Below are records; work out how many of their lines hold the string "with" and give that number alone.

━━━ Data in this exercise ━━━

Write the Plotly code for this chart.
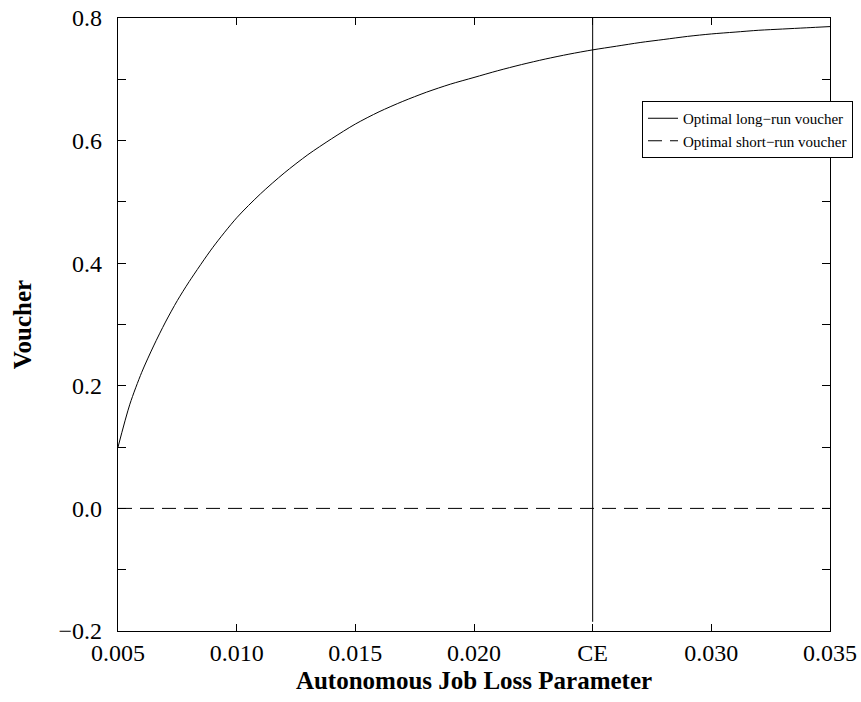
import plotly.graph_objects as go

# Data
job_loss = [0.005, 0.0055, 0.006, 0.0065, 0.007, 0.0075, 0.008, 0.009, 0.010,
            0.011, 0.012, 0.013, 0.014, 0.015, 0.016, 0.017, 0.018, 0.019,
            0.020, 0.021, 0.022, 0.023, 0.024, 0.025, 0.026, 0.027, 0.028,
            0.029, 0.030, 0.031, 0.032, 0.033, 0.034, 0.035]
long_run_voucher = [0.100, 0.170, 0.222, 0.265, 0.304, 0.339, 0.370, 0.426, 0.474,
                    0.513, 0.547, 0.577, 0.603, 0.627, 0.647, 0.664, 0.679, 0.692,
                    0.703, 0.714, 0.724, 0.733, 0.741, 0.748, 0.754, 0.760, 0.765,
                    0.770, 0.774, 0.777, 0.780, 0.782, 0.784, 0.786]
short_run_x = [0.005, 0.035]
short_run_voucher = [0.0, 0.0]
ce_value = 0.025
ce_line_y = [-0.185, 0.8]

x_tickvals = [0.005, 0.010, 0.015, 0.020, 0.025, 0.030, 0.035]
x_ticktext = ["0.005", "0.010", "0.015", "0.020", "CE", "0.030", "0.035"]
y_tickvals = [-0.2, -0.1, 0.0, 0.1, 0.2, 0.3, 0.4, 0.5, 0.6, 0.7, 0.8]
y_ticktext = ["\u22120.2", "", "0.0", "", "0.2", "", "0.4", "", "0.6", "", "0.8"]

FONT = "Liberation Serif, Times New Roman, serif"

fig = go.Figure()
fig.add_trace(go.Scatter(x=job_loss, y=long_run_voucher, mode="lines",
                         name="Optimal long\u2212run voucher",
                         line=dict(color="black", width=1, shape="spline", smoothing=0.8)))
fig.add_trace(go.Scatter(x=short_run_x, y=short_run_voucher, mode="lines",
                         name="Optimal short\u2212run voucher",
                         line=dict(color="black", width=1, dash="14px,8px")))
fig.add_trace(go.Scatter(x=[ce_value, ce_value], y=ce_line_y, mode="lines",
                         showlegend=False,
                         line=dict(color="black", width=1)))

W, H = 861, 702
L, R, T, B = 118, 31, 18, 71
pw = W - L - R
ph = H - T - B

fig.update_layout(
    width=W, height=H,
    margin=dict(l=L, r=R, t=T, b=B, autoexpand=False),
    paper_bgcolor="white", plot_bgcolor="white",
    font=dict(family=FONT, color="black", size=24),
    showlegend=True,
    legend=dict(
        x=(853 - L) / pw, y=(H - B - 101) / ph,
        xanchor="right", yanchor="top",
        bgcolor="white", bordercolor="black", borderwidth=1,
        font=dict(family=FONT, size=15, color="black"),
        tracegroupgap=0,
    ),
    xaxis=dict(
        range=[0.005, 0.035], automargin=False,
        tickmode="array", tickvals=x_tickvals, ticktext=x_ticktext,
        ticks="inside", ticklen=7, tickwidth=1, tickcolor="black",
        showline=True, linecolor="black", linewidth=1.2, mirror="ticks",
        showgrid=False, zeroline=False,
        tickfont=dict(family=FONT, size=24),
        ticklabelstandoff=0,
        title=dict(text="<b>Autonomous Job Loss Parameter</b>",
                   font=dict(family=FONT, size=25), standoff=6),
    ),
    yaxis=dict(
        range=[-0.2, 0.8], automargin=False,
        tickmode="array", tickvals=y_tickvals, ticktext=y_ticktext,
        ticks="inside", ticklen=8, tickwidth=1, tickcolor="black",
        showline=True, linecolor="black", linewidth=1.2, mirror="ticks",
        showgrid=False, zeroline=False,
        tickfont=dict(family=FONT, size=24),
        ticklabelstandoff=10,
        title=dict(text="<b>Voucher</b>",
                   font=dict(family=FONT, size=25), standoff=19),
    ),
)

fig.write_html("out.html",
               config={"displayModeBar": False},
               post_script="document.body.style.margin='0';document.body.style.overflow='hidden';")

━━━
━━━ Data in this exercise ━━━

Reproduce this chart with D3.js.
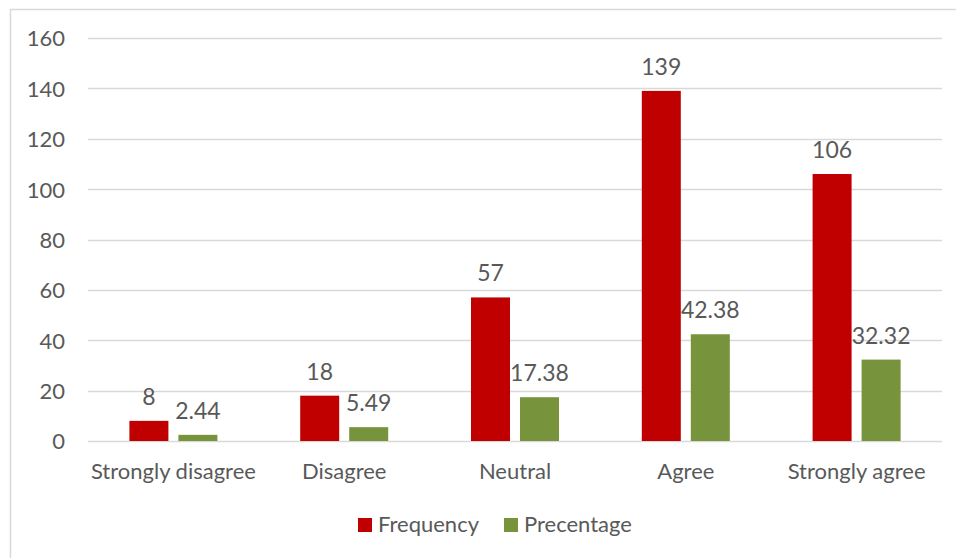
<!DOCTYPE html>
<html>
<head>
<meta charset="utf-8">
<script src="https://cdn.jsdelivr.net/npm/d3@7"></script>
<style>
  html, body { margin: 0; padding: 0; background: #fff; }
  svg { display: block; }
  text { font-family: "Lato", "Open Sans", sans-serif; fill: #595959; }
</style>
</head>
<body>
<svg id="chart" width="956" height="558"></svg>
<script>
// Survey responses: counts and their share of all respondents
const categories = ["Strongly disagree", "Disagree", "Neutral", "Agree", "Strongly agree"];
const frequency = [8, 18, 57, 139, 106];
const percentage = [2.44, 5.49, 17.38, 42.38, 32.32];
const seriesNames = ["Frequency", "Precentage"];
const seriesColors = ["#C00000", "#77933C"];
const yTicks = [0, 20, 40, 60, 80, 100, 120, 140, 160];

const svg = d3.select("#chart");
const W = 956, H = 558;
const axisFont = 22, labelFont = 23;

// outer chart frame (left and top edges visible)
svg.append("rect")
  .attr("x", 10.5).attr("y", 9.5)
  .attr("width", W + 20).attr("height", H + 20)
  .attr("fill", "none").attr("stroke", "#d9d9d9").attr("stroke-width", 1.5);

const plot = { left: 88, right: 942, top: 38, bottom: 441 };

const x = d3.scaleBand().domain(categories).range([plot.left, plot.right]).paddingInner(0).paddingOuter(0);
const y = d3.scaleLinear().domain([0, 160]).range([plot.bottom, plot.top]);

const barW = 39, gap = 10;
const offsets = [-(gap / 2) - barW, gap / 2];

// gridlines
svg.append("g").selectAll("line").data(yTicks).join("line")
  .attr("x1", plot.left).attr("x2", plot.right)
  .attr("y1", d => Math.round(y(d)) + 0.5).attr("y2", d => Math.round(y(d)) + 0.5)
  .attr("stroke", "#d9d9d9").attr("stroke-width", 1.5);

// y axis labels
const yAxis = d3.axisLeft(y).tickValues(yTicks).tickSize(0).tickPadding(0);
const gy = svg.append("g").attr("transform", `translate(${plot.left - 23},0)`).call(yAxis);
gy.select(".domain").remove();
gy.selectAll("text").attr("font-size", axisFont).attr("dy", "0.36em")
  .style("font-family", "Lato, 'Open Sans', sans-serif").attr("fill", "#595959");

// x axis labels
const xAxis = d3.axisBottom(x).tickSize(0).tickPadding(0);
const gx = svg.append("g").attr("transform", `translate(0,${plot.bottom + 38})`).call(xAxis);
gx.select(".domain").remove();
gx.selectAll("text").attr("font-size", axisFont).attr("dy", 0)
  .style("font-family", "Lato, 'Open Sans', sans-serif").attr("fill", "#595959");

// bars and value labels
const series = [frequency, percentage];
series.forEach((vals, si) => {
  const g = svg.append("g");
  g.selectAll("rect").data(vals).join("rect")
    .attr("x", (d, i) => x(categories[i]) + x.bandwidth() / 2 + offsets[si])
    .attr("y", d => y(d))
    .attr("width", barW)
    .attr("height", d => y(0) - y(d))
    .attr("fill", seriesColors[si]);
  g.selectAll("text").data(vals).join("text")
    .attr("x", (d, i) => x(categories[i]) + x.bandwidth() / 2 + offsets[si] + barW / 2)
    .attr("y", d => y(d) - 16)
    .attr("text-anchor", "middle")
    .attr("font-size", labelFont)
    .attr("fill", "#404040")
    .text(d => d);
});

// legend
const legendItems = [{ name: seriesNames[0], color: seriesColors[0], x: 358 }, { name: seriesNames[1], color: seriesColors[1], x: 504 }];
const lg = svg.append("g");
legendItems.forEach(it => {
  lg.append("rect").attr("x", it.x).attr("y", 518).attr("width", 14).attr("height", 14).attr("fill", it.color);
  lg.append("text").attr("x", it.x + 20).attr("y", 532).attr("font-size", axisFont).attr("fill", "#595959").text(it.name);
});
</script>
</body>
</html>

━━━
━━━ Data in this exercise ━━━

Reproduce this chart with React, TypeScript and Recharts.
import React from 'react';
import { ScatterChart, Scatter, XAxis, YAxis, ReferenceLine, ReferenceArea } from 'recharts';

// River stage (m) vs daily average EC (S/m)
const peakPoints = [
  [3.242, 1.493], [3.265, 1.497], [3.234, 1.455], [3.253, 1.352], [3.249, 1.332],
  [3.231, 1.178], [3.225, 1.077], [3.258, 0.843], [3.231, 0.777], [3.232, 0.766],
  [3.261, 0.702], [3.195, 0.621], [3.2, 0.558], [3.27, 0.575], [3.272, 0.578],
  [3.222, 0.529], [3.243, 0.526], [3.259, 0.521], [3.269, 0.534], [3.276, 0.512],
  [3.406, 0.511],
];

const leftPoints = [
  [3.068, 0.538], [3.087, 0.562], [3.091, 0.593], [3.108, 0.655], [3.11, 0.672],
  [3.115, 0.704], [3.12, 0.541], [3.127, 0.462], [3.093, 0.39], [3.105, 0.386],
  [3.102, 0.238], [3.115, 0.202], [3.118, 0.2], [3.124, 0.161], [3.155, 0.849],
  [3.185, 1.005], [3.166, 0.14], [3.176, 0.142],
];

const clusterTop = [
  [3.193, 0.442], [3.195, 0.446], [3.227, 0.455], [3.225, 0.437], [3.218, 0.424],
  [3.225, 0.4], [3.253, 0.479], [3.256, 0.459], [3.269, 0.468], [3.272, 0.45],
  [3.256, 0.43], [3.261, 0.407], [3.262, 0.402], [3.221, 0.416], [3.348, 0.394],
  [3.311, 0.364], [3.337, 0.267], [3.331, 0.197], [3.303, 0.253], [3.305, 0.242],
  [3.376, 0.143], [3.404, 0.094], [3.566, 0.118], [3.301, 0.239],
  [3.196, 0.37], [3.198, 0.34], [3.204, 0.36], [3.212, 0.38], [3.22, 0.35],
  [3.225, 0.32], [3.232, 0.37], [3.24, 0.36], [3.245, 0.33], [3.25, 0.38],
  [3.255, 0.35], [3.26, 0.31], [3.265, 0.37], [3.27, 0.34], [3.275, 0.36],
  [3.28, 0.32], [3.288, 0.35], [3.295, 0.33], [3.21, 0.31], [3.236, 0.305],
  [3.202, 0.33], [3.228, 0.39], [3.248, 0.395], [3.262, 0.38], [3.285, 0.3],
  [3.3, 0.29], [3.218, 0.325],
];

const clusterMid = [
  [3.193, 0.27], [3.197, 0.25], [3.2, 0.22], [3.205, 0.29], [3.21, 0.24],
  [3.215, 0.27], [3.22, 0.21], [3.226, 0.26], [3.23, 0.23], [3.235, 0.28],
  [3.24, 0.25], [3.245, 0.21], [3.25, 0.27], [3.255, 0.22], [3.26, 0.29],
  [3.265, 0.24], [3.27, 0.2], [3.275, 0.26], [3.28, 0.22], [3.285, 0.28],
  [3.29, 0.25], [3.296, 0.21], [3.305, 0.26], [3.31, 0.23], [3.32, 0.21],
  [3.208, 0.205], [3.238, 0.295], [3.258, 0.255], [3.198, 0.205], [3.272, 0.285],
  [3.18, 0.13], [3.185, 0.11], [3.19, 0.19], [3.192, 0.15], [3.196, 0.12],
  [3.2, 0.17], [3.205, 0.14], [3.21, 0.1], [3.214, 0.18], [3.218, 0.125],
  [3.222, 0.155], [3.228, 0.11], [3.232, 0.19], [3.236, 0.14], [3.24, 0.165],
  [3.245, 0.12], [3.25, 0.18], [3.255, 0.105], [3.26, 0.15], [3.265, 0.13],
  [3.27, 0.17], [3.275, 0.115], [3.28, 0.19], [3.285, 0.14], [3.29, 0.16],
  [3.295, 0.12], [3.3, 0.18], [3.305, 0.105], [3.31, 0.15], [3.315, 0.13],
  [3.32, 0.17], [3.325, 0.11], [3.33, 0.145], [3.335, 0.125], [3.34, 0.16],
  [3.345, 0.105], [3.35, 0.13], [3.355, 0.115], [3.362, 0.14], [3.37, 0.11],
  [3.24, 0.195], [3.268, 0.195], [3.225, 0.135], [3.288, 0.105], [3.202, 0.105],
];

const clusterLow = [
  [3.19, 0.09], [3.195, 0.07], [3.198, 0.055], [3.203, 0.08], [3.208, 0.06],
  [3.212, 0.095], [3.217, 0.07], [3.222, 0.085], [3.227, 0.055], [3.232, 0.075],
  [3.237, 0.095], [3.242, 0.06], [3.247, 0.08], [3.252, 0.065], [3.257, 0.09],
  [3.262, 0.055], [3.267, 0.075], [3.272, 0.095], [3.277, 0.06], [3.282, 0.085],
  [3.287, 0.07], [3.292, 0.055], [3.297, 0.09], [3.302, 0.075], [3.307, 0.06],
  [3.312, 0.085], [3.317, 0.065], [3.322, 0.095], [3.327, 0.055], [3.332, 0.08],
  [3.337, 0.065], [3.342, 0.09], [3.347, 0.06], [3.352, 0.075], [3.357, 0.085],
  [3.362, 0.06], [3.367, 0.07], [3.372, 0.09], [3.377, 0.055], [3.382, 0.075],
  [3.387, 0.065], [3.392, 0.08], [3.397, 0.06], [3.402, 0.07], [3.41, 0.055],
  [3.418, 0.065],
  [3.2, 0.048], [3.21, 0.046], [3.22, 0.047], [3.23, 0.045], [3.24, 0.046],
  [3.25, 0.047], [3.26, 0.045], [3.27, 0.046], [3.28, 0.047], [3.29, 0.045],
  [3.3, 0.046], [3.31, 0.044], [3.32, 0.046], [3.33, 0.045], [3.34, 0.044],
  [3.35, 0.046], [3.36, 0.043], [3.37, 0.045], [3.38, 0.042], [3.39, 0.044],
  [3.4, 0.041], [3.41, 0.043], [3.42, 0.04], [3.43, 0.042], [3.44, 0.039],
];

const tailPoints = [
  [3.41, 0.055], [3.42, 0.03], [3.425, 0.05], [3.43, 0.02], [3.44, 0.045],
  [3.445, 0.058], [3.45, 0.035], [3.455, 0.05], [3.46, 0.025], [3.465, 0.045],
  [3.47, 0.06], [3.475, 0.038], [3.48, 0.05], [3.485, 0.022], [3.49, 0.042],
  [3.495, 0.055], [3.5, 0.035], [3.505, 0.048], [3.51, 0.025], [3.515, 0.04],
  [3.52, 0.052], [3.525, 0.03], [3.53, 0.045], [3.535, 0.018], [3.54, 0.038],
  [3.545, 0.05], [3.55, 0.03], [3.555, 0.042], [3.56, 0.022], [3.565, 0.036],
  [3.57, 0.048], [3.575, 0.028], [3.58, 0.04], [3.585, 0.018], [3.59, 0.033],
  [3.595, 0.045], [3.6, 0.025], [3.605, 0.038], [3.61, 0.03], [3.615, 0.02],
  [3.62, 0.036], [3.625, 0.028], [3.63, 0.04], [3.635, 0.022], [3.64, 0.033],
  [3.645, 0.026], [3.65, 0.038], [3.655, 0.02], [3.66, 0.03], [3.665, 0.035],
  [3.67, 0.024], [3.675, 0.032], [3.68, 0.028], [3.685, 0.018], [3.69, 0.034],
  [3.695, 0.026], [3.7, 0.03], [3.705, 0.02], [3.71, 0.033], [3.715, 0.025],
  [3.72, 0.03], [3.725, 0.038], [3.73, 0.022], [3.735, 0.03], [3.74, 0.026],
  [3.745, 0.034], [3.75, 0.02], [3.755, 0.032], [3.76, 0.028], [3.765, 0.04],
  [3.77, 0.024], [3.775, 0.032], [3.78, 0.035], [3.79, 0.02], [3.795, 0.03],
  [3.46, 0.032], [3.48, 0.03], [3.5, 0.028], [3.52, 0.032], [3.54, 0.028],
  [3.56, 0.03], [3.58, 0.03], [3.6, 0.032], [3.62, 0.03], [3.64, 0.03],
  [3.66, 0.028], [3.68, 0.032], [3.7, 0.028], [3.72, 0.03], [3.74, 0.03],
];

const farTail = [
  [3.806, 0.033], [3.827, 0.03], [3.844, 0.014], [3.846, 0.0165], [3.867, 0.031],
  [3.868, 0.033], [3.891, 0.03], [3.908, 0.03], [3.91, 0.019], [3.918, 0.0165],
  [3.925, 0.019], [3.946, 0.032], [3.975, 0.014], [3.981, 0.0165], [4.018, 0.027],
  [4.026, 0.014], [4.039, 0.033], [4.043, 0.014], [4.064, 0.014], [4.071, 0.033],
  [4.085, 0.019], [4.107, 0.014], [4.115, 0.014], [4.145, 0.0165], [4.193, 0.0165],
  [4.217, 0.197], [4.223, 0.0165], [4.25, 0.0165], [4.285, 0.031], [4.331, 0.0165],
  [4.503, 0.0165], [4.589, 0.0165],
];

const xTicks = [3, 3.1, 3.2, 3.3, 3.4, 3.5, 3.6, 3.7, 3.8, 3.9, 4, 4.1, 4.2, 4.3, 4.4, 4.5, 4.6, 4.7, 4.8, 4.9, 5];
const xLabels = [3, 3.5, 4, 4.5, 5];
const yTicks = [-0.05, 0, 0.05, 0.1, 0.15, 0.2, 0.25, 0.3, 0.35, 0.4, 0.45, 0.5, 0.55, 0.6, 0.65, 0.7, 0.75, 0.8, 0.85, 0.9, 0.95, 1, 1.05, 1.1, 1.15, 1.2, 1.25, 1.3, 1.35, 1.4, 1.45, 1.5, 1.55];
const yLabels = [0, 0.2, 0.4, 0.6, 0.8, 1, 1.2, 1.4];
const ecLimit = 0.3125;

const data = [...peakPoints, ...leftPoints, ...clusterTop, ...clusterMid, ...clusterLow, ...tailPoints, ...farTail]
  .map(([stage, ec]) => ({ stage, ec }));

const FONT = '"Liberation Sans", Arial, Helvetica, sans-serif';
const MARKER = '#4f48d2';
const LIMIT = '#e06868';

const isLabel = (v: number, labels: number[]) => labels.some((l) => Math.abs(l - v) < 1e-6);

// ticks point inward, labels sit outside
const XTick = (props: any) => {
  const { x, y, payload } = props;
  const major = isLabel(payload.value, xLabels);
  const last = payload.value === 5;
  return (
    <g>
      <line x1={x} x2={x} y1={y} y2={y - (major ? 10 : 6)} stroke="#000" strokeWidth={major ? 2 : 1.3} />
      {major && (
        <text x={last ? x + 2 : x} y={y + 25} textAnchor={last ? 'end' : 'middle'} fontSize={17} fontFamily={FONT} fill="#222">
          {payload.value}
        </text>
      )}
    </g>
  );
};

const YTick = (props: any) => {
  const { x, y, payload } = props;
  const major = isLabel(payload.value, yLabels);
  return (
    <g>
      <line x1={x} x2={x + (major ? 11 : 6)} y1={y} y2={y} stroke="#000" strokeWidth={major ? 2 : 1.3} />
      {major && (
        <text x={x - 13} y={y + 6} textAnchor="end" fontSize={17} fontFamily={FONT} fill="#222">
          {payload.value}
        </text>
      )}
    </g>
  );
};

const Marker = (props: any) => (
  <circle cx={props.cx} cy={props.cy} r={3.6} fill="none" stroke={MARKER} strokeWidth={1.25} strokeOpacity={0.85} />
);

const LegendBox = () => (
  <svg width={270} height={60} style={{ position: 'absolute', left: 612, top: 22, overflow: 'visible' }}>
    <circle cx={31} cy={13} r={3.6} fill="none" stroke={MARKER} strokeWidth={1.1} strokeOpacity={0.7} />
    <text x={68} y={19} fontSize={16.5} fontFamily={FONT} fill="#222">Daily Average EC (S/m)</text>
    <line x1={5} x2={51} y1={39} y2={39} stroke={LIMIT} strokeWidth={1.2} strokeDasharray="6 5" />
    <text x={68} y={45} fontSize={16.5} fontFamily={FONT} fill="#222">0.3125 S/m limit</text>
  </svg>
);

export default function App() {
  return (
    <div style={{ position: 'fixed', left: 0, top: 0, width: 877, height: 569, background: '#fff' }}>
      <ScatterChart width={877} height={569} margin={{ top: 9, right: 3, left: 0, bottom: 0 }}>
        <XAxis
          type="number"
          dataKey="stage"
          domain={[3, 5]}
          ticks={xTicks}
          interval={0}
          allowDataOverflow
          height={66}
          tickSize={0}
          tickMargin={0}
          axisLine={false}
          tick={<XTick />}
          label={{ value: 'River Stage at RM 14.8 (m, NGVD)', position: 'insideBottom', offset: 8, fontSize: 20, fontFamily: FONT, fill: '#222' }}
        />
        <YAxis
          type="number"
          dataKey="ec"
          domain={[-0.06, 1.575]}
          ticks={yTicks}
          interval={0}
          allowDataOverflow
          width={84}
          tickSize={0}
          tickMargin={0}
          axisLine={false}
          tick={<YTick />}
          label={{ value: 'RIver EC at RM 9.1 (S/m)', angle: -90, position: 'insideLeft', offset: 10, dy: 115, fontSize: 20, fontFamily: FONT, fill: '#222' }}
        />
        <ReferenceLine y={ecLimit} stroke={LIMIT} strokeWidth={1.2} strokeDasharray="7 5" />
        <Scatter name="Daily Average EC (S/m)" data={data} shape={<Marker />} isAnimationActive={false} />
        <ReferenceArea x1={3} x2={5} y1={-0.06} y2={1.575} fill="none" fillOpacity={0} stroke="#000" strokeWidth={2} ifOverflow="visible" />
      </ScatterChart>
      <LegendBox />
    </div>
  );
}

━━━

_The completed task_
2